Wenn dann – wie kürzlich geschehen – auch noch führende Politiker meinen, sich mit polemischen Äußerungen und ohne jedes Wissen von der Materie selbst als Beschützer der Schwachen aufzuspielen, obgleich sie mit ihrem Handeln genau das Gegenteil von dem bewirken, was sie als ihr Ziel vorgeben, wird die Situation nahezu unerträglich.

Es erfolgen immer weiterreichende behördliche Restriktionen. So ist, abgesehen von den zitierten Maßnahmen der Bundesländer und den Entscheidungen der Verwaltungsgerichte, in jüngster Vergangenheit ein deutlicher Anstieg der Strafverfahren zu verzeichnen, die gegen Turnierveranstalter betrieben werden. Die Frage, ob Poker (und in welcher Spielform) ein Glücks- oder Geschicklichkeitsspiel ist, muss spätestens hier seriös behandelt und geklärt werden. Wer allerdings glaubt, die Strafverfolgungsbehörden würden jene Frage von sich aus kritisch hinterfragen, irrt gewaltig. Die Glücksspieleigenschaft wird bislang regelmäßig ohne nähere Begründung unterstellt, obgleich auch in der juristischen Fachliteratur immer öfter die Meinung vertreten wird, es handle sich z. B. bei Texas Hold’em um ein Geschicklichkeitsspiel. Stattdessen beruft man sich auf Entscheidungen des Reichsgerichts, die aus Zeiten stammen, in denen Texas Hold’em in Deutschland noch völlig unbekannt war.

Es drängt sich daher im Ergebnis immer mehr der Eindruck auf, dass in der gegenwärtigen Praxis der Behörden ausschließlich ergebnisorientiert „argumentiert“ wird: Fest steht dort allein, dass öffentliche Pokerveranstaltungen gegen Geldeinsatz (in welcher Höhe auch immer) nicht erwünscht sind und dass ein entsprechendes staatliches Angebot (über das bisherige Angebot der Spielbanken hinaus) nicht erforderlich ist.

Wir halten diese Entwicklung, nicht zuletzt unter rechtsstaatlichen Gesichtspunkten, für äußerst bedenklich.
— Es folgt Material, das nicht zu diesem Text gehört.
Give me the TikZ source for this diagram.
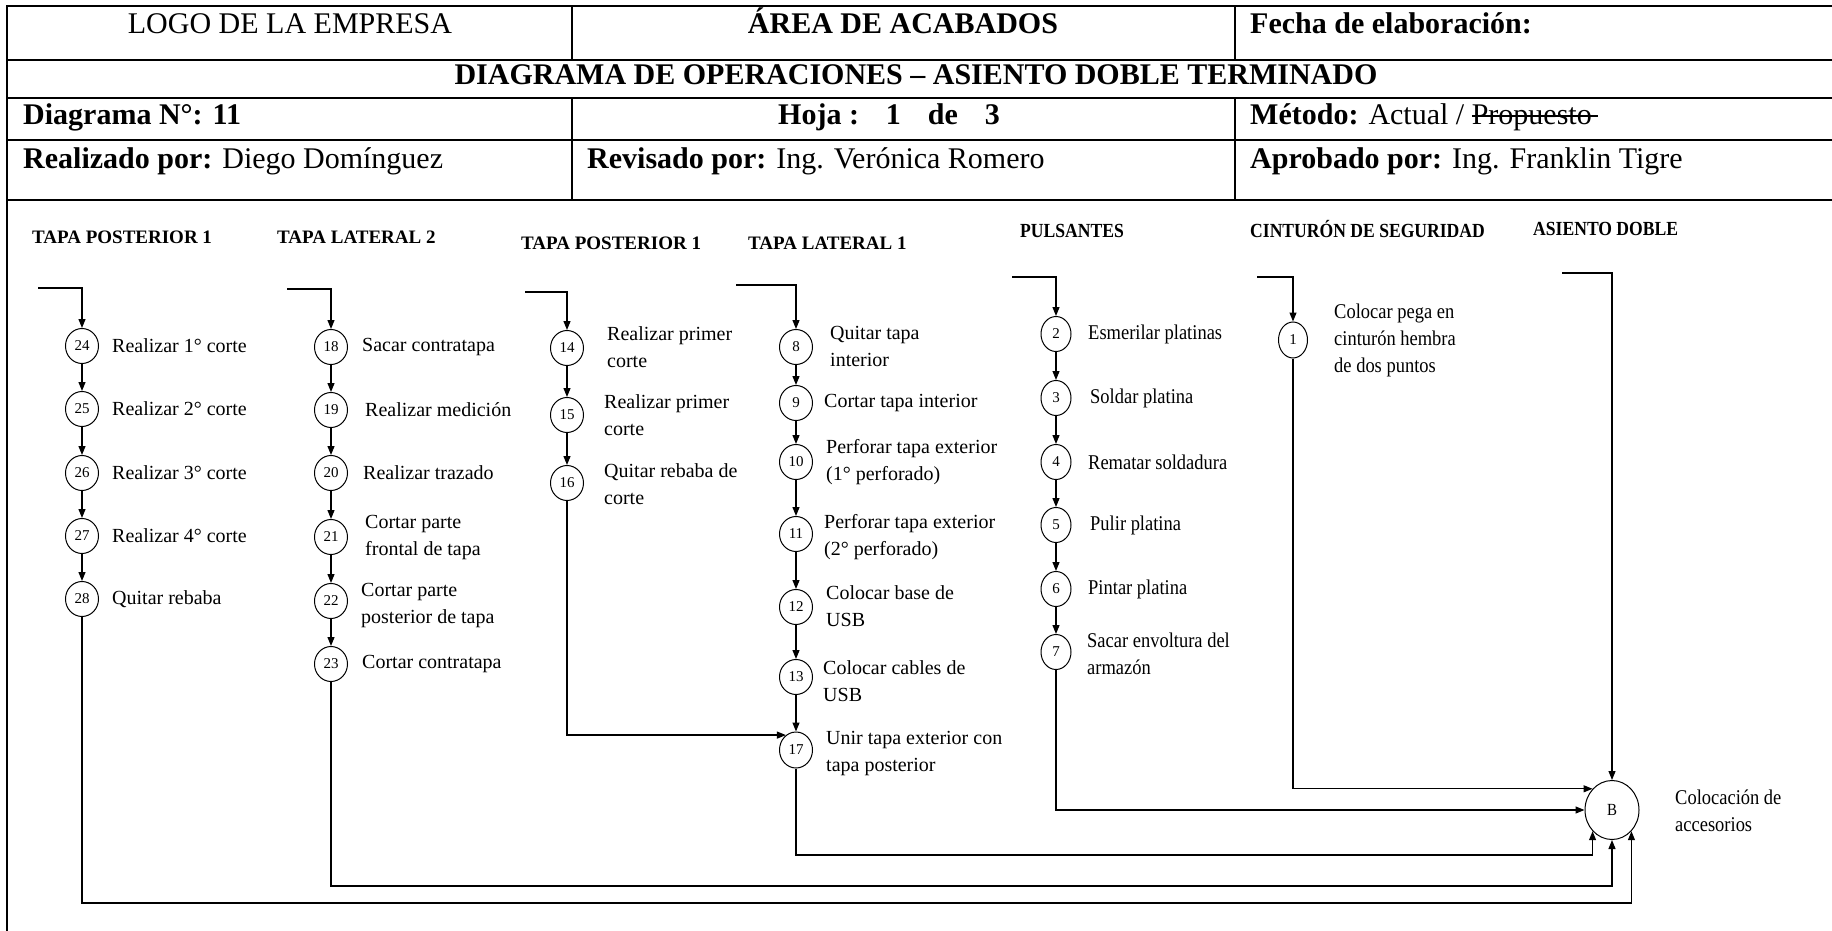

Es bleibt zu hoffen, dass bald Vernunft einkehrt und mit allen Beteiligten eine Lösung gesucht und gefunden wird, die alle Interessen berücksichtigt. Stellungnahmen wie die der „Forschungsstelle Glücksspiel“ tragen hoffentlich dazu bei, dass sich zumindest eine sachliche Diskussion entwickelt.